MATTHEW GREGORY “MONK” LEWIS, British gothic novelist, born (d: 1818); Have you ever read an 18th century Gothic romance? They are incomparably silly, overripe, and, except for their excruciatingly stilted language, great fun to read. Horace Walpole’s The Castle of Otranto started the literary vogue, and it was quickly followed by Lewis’s Ambrosio, or The Monk (1795), and, in America, by the novels of Charles Brockden Brown. The Monk is the most lurid example of the genre, and Lewis was forced to delete many passages for a second edition that were considered “scandalous,” so scandalous, in fact, that Lewis’s literary stock skyrocketed and he found himself lionized by high society on the Isle of Hypocrites.

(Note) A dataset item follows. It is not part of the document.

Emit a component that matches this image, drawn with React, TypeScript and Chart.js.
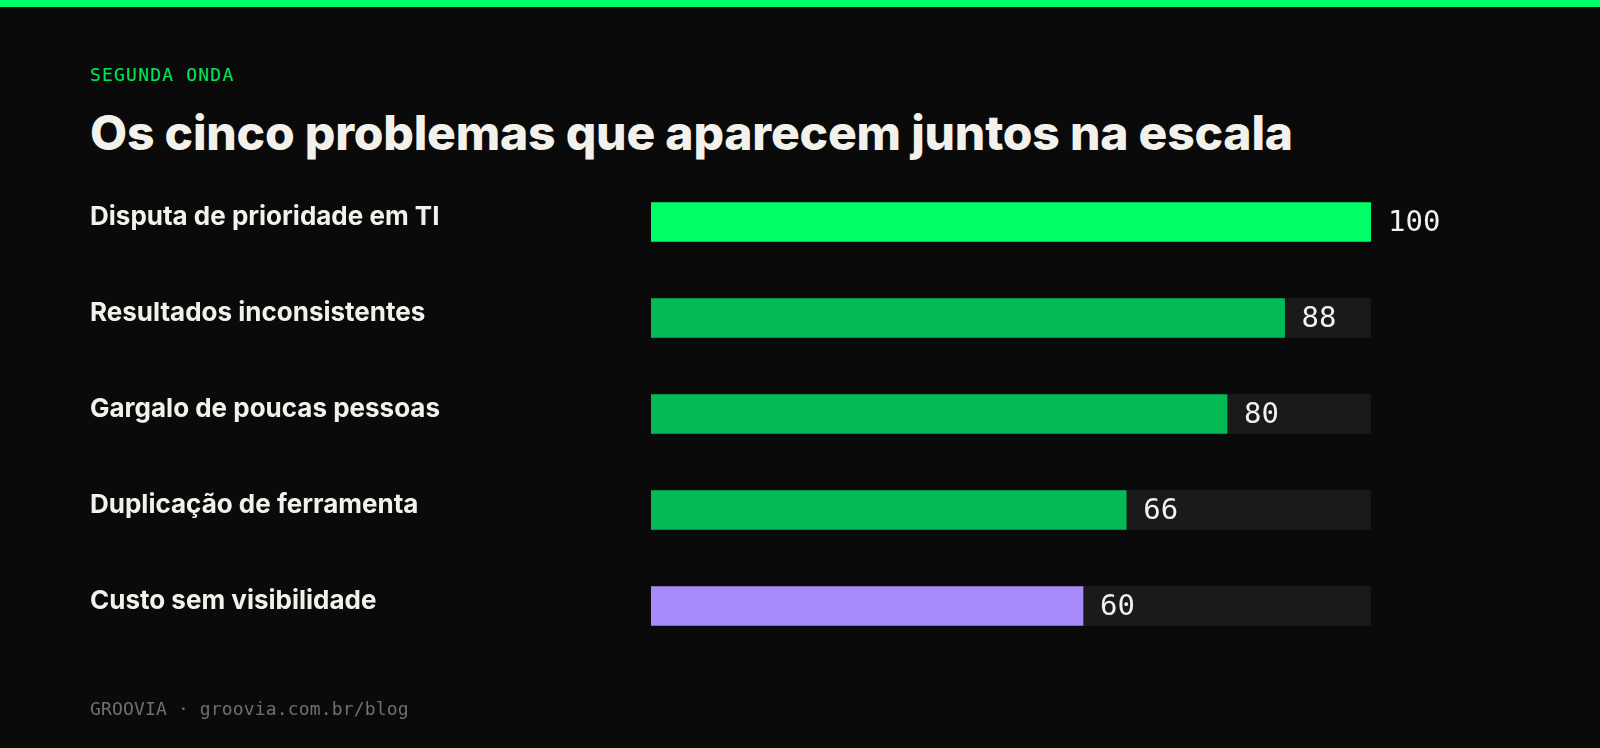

The Monk combines the supernatural, the horrible, and a little bit of raw sex in its plot about Ambrosio, the superior of the Capuchins of Madrid. (It is essential to the Anglo-Saxon Gothic novel that affairs of the flesh always take place in Latin climes.) Ambrosio is seduced by Matilda de Villanegas, a woman driven to blind nymphomania by demons, and who enters the monastery, and Ambrosio’s bed, disguised as a boy! After he discovers that the boy is actually a woman, Ambrosio’s entire character changes, and he pursues other women with the aid of magic and murder. His sins are found out and he is tortured by the Inquisition, finally being sentenced to death. He makes a bargain with the Devil to escape, but the Devil destroys him.

It seems apparent that had the wild nympho Matilda actually been a boy, none of Ambrosio’s problems would have followed. In real life, Lewis at twenty-eight was in love with fourteen year old William Kelly, a male incarnation of Matilda who brought him nothing but misery.